“Love looks not with the eyes, but with the mind” says Helena in A Midsummer Night’s Dream, perhaps explaining the strange behaviour of those in love.
Love has long been linked to madness, and it’s easy to see why. People in love tend to hold unlikely and overly positive beliefs about their lovers, show signs of mania, obsessional thinking and experience catastrophic lows when things go wrong.
In a new book, psychologist Frank Tallis argues that love and lovesickness should be considered more seriously by psychologists and neuroscientists, and that lovesickness can trigger identifiable symptoms of mental illness in some people.

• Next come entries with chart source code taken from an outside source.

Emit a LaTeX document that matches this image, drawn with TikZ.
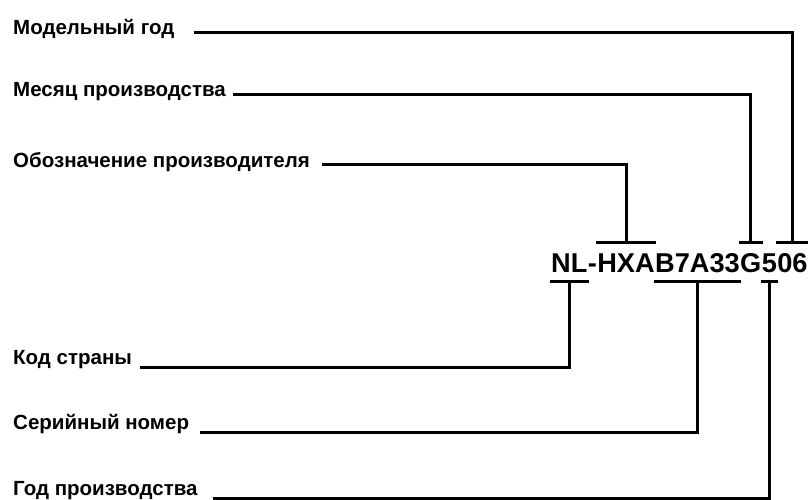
\documentclass[tikz,border=0pt]{standalone}
\usepackage{fontspec}
\setmainfont{Liberation Sans}
\usetikzlibrary{calc}
\tikzset{
  lbl/.style={anchor=base west, inner sep=0pt, font=\fontsize{20.5}{24}\selectfont\bfseries},
  code/.style={anchor=base west, inner sep=0pt, font=\fontsize{27.2}{30}\selectfont\bfseries},
  wire/.style={line width=3pt},
}
\begin{document}
\begin{tikzpicture}[x=1pt,y=1pt]
	\useasboundingbox (0,0) rectangle (808,500);
	% the number, split in its parts
	\node[code] (nl) at (551,227) {NL};
	\node[code] (dash) at (nl.base east) {-};
	\node[code] (hxa) at (dash.base east) {HXA};
	\node[code] (ser) at (hxa.base east) {B7A33};
	\node[code] (mon) at (ser.base east) {G};
	\node[code] (yr) at (mon.base east) {5};
	\node[code] (my) at (yr.base east) {06};
	% bars over and under the parts
	\foreach \g in {hxa,mon,my}
		\draw[wire] ($(\g.base west)+(-1,30)$) -- ($(\g.base east)+(1,30)$) coordinate[midway] (\g-t);
	\foreach \g in {nl,ser,yr}
		\draw[wire] ($(\g.base west)+(-1,-9)$) -- ($(\g.base east)+(1,-9)$) coordinate[midway] (\g-b);
	% labels above
	\node[lbl] (mylbl) at (13,465) {Модельный год};
	\node[lbl] (monlbl) at (13,403) {Месяц производства};
	\node[lbl] (manlbl) at (13,332) {Обозначение производителя};
	% labels below
	\node[lbl] (cclbl) at (13,135) {Код страны};
	\node[lbl] (serlbl) at (13,70) {Серийный номер};
	\node[lbl] (yrlbl) at (13,4) {Год производства};
	% connectors
	\draw[wire] (mylbl.base east) ++(20,2) -| (my-t);
	\draw[wire] (monlbl.base east) ++(7,2) -| (mon-t);
	\draw[wire] (manlbl.base east) ++(12,3) -| (hxa-t);
	\draw[wire] (cclbl.base east) ++(8,-3) -| (nl-b);
	\draw[wire] (serlbl.base east) ++(11,-3) -| (ser-b);
	\draw[wire] (yrlbl.base east) ++(15,-2.5) -| (yr-b);
\end{tikzpicture}
\end{document}
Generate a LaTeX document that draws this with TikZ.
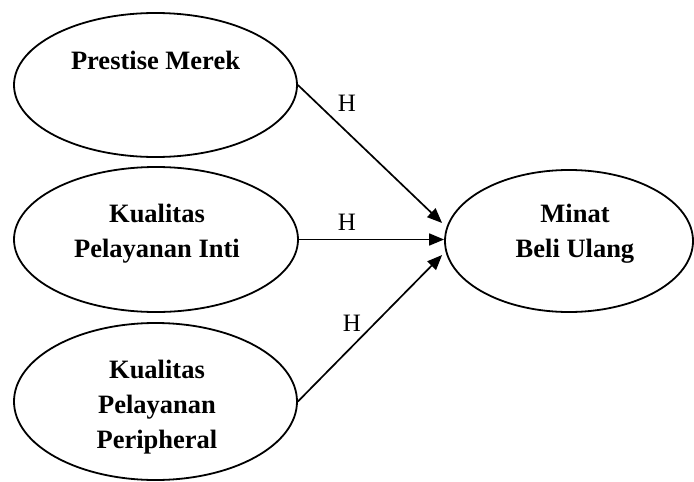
\documentclass[tikz,border=0pt]{standalone}
\usepackage{fontspec}
\setmainfont{Liberation Serif}
\usetikzlibrary{shapes.geometric, arrows.meta, calc}

\begin{document}
\begin{tikzpicture}[x=1pt, y=-1pt,
    latent/.style={draw, ellipse, line width=1.8pt, inner sep=0pt},
    varname/.style={align=center, font=\fontsize{26.5}{35}\selectfont\bfseries},
    path/.style={line width=1.7pt, -{Triangle[length=15pt,width=12pt]}},
    hyp/.style={font=\fontsize{25}{28}\selectfont}]

    \useasboundingbox (0,0) rectangle (694,482);

    % --- Exogenous variables (left column) ---
    \node[latent, minimum width=283pt, minimum height=144pt] (prestise) at (155.5,85) {};
    \node[varname] (prestiseTxt) at (155.5,60) {Prestise Merek};

    \node[latent, minimum width=284pt, minimum height=145pt] (inti) at (156,239.5) {};
    \node[varname] (intiTxt) at (157,234) {Kualitas\\Pelayanan Inti};

    \node[latent, minimum width=283pt, minimum height=157pt] (peri) at (155.5,401.5) {};
    \node[varname] (periTxt) at (157,407) {Kualitas\\Pelayanan\\Peripheral};

    % --- Endogenous variable ---
    \node[latent, minimum width=248pt, minimum height=142pt] (minat) at (569,241) {};
    \node[varname] (minatTxt) at (575,234) {Minat\\Beli Ulang};

    % --- Hypothesised paths ---
    \draw[path] (prestise.east) -- ([xshift=-2pt,yshift=18pt]minat.west);
    \draw[path] (inti.east) -- (inti.east -| minat.west);
    \draw[path] (peri.east) -- ([xshift=-2pt,yshift=-14pt]minat.west);

    % H labels
    \node[hyp] (h1) at (347,103) {H};
    \node[hyp] (h2) at (347,222) {H};
    \node[hyp] (h3) at (352,323) {H};

\end{tikzpicture}
\end{document}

In fact, Dr Tallis is continuing a long tradition of medical enquiry into lovesickness which has been around since the Ancient Greeks (as the history of erotomania shows) although Jacques Ferrand’s 1623 A Treatise on Lovesickness probably stands as one of the greatest works in this area (summary, amazon entry with excerpts).
To say that “The course of true love never did run smooth” would be an understatement though, especially if you’re investigating love and attraction.
Research has shown that, for some, making love causes amnesia. Luckily though, people are disproportionately more likely to marry others whose names resemble their own, perhaps making the post-coital name guessing a little easier. It seems Cupid has a sense of humour if nothing else.